• **Set exercise**:
Transcribe the listing exactly, leaving out every picture.

++++ Provided data ++++

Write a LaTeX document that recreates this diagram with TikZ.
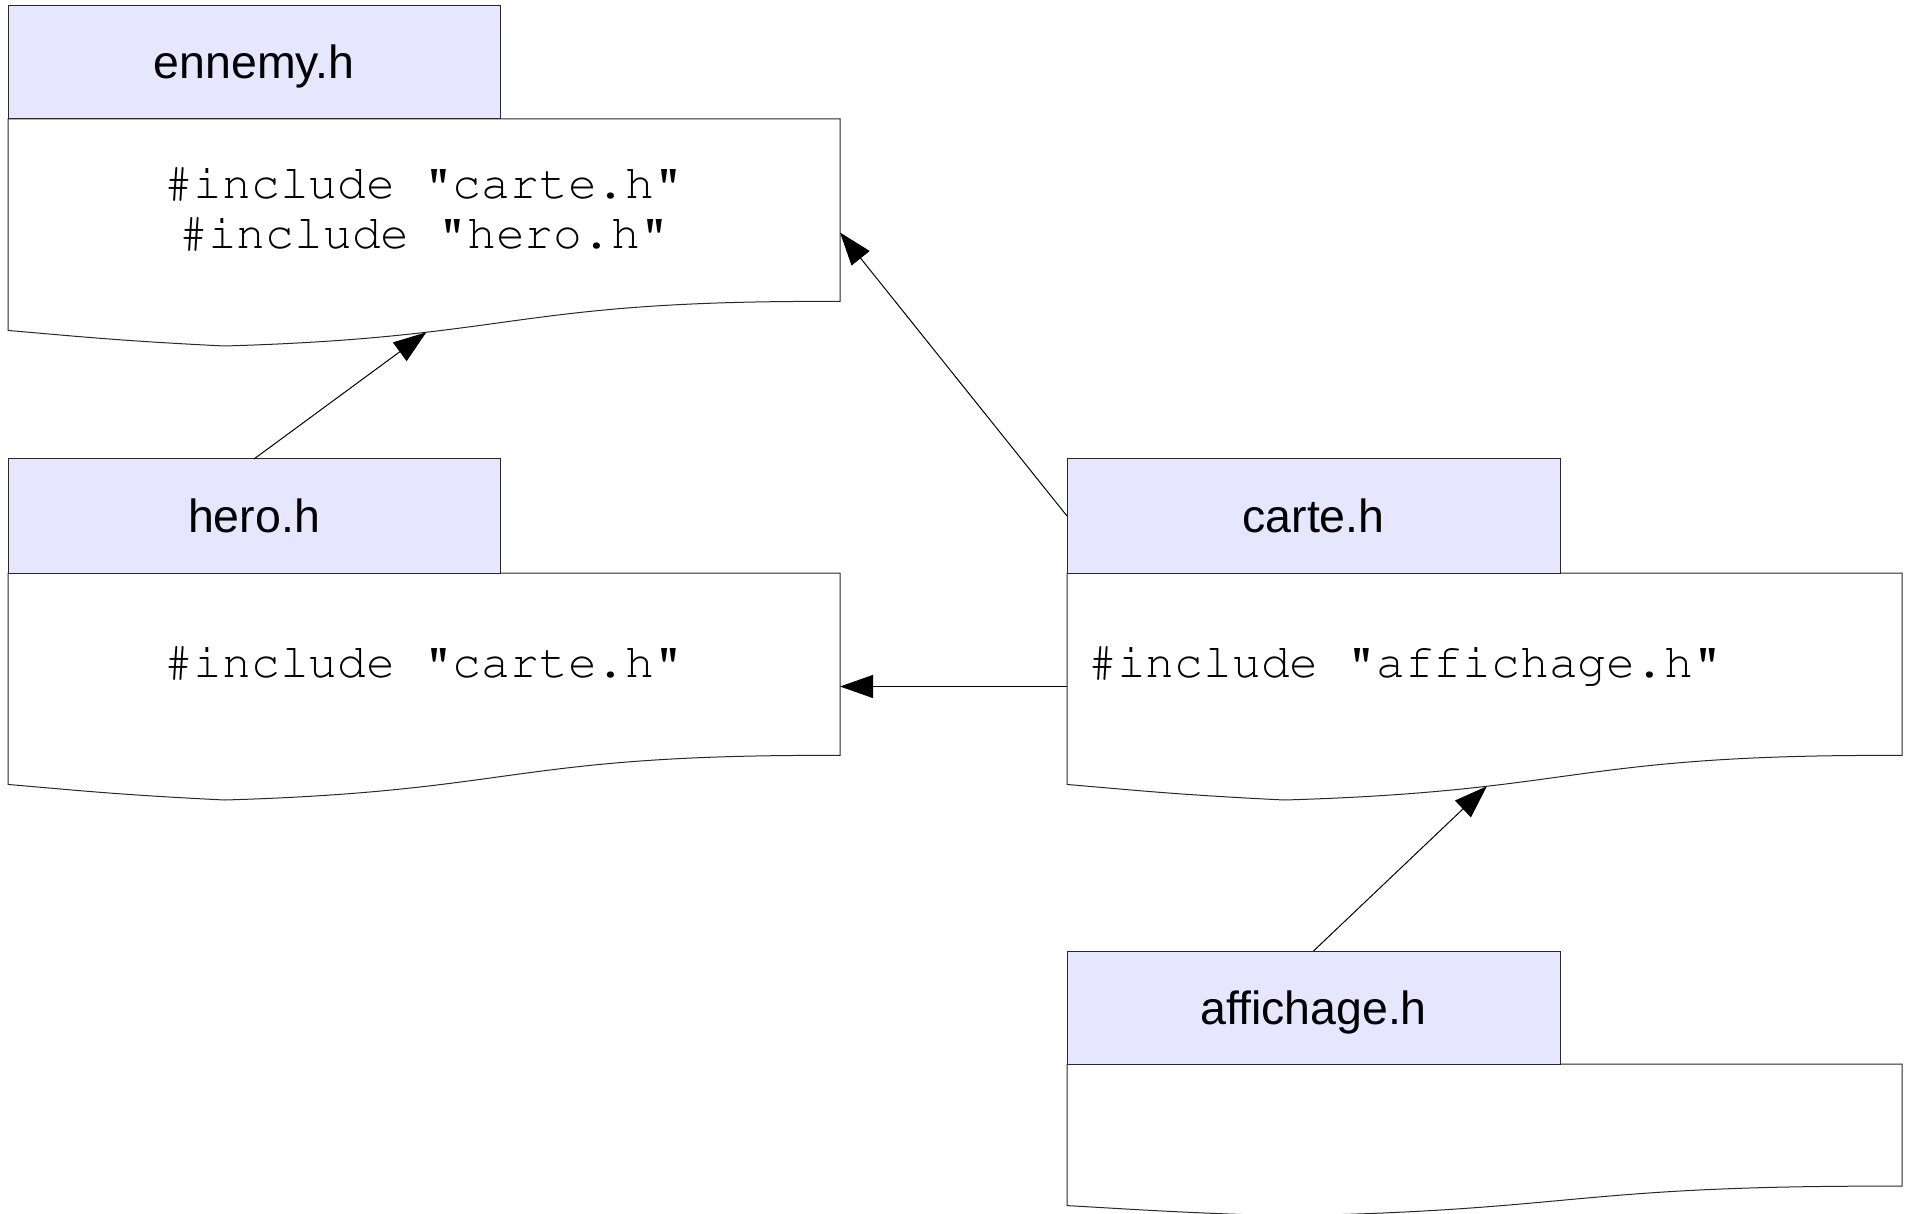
\documentclass[tikz,border=0pt]{standalone}
\usepackage[T1,TU]{fontenc}
\usepackage{fontspec}
\setmainfont{Liberation Sans}
% thin Courier for the code lines
\newcommand\codefont{\fontencoding{T1}\fontfamily{pcr}\fontseries{m}\fontshape{n}\selectfont}
\usetikzlibrary{arrows.meta}

\definecolor{headfill}{RGB}{230,230,255}
\definecolor{edgegray}{RGB}{40,40,40}

\tikzset{
  header/.style={draw=edgegray, fill=headfill, line width=1pt, inner sep=0pt, outer sep=0pt,
                 minimum height=113pt, anchor=north west},
  bodybox/.style={inner sep=0pt, outer sep=0pt, anchor=north west},
  docframe/.style={draw=edgegray, fill=white, line width=1pt},
  title/.style={anchor=base, inner sep=0pt, font=\fontsize{46.5pt}{50pt}\selectfont},
  code/.style={anchor=base, inner sep=0pt, font=\codefont\fontsize{48pt}{50pt}\selectfont},
  dep/.style={draw=black, line width=1pt, -{Triangle[length=33pt,width=23pt]}},
}

% document-shaped body: x0, y0, width, height, name of a point on the wavy edge
\newcommand\docbody[5]{%
  \path[docframe] (#1,#2) -- ({#1+#3},#2) -- ({#1+#3},{#2+0.8037*#4})
    .. controls ({#1+0.6042*#3},{#2+0.7972*#4}) and ({#1+0.6176*#3},{#2+0.9616*#4})
    .. ({#1+0.2602*#3},{#2+#4}) coordinate[pos=0.7] (#5)
    .. controls ({#1+0.1324*#3},{#2+0.9769*#4}) and ({#1+0.0856*#3},{#2+0.9583*#4})
    .. (#1,{#2+0.9315*#4}) -- cycle;
}

\begin{document}
\begin{tikzpicture}[x=1pt, y=-1pt]
\useasboundingbox (0,0) rectangle (1907,1214);
\clip (0,0) rectangle (1907,1214);

% ennemy.h
\docbody{8}{119}{832}{227}{ennWave}
\node[bodybox, minimum width=832pt, minimum height=227pt] (ennBody) at (8,119) {};
\node[header, minimum width=492pt] (ennHead) at (8,6) {};
\node[title] (ennTitle) at (254,79) {ennemy.h};
\node[code] (ennIncA) at (424,199) {\#include "carte.h"};
\node[code] (ennIncB) at (424,249) {\#include "hero.h"};

% hero.h
\docbody{8}{573}{832}{227}{heroWave}
\node[bodybox, minimum width=832pt, minimum height=227pt] (heroBody) at (8,573) {};
\node[header, minimum width=492pt, minimum height=114pt] (heroHead) at (8,459) {};
\node[title] (heroTitle) at (254,532) {hero.h};
\node[code] (heroInc) at (424,677) {\#include "carte.h"};

% carte.h
\docbody{1067}{573}{835}{227}{carteWave}
\node[bodybox, minimum width=835pt, minimum height=227pt] (carteBody) at (1067,573) {};
\node[header, minimum width=493pt, minimum height=114pt] (carteHead) at (1067,459) {};
\node[title] (carteTitle) at (1313.5,532) {carte.h};
\node[code, anchor=base west] (carteInc) at (1088,677) {\#include "affichage.h"};

% affichage.h
\docbody{1067}{1064}{835}{152}{affWave}
\node[bodybox, minimum width=835pt, minimum height=152pt] (affBody) at (1067,1064) {};
\node[header, minimum width=493pt] (affHead) at (1067,951) {};
\node[title] (affTitle) at (1313.5,1024) {affichage.h};

% include dependencies
\draw[dep] (heroHead.north) -- (ennWave);
\draw[dep] (carteHead.west) -- (ennBody.east);
\draw[dep] (carteBody.west) -- (heroBody.east);
\draw[dep] (affHead.north) -- (carteWave);
\end{tikzpicture}
\end{document}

++++

• **Complete answer**:
Write a LaTeX document that recreates this diagram with TikZ.
\documentclass[tikz,border=0pt]{standalone}
\usepackage[T1,TU]{fontenc}
\usepackage{fontspec}
\setmainfont{Liberation Sans}
% thin Courier for the code lines
\newcommand\codefont{\fontencoding{T1}\fontfamily{pcr}\fontseries{m}\fontshape{n}\selectfont}
\usetikzlibrary{arrows.meta}

\definecolor{headfill}{RGB}{230,230,255}
\definecolor{edgegray}{RGB}{40,40,40}

\tikzset{
  header/.style={draw=edgegray, fill=headfill, line width=1pt, inner sep=0pt, outer sep=0pt,
                 minimum height=113pt, anchor=north west},
  bodybox/.style={inner sep=0pt, outer sep=0pt, anchor=north west},
  docframe/.style={draw=edgegray, fill=white, line width=1pt},
  title/.style={anchor=base, inner sep=0pt, font=\fontsize{46.5pt}{50pt}\selectfont},
  code/.style={anchor=base, inner sep=0pt, font=\codefont\fontsize{48pt}{50pt}\selectfont},
  dep/.style={draw=black, line width=1pt, -{Triangle[length=33pt,width=23pt]}},
}

% document-shaped body: x0, y0, width, height, name of a point on the wavy edge
\newcommand\docbody[5]{%
  \path[docframe] (#1,#2) -- ({#1+#3},#2) -- ({#1+#3},{#2+0.8037*#4})
    .. controls ({#1+0.6042*#3},{#2+0.7972*#4}) and ({#1+0.6176*#3},{#2+0.9616*#4})
    .. ({#1+0.2602*#3},{#2+#4}) coordinate[pos=0.7] (#5)
    .. controls ({#1+0.1324*#3},{#2+0.9769*#4}) and ({#1+0.0856*#3},{#2+0.9583*#4})
    .. (#1,{#2+0.9315*#4}) -- cycle;
}

\begin{document}
\begin{tikzpicture}[x=1pt, y=-1pt]
\useasboundingbox (0,0) rectangle (1907,1214);
\clip (0,0) rectangle (1907,1214);

% ennemy.h
\docbody{8}{119}{832}{227}{ennWave}
\node[bodybox, minimum width=832pt, minimum height=227pt] (ennBody) at (8,119) {};
\node[header, minimum width=492pt] (ennHead) at (8,6) {};
\node[title] (ennTitle) at (254,79) {ennemy.h};
\node[code] (ennIncA) at (424,199) {\#include "carte.h"};
\node[code] (ennIncB) at (424,249) {\#include "hero.h"};

% hero.h
\docbody{8}{573}{832}{227}{heroWave}
\node[bodybox, minimum width=832pt, minimum height=227pt] (heroBody) at (8,573) {};
\node[header, minimum width=492pt, minimum height=114pt] (heroHead) at (8,459) {};
\node[title] (heroTitle) at (254,532) {hero.h};
\node[code] (heroInc) at (424,677) {\#include "carte.h"};

% carte.h
\docbody{1067}{573}{835}{227}{carteWave}
\node[bodybox, minimum width=835pt, minimum height=227pt] (carteBody) at (1067,573) {};
\node[header, minimum width=493pt, minimum height=114pt] (carteHead) at (1067,459) {};
\node[title] (carteTitle) at (1313.5,532) {carte.h};
\node[code, anchor=base west] (carteInc) at (1088,677) {\#include "affichage.h"};

% affichage.h
\docbody{1067}{1064}{835}{152}{affWave}
\node[bodybox, minimum width=835pt, minimum height=152pt] (affBody) at (1067,1064) {};
\node[header, minimum width=493pt] (affHead) at (1067,951) {};
\node[title] (affTitle) at (1313.5,1024) {affichage.h};

% include dependencies
\draw[dep] (heroHead.north) -- (ennWave);
\draw[dep] (carteHead.west) -- (ennBody.east);
\draw[dep] (carteBody.west) -- (heroBody.east);
\draw[dep] (affHead.north) -- (carteWave);
\end{tikzpicture}
\end{document}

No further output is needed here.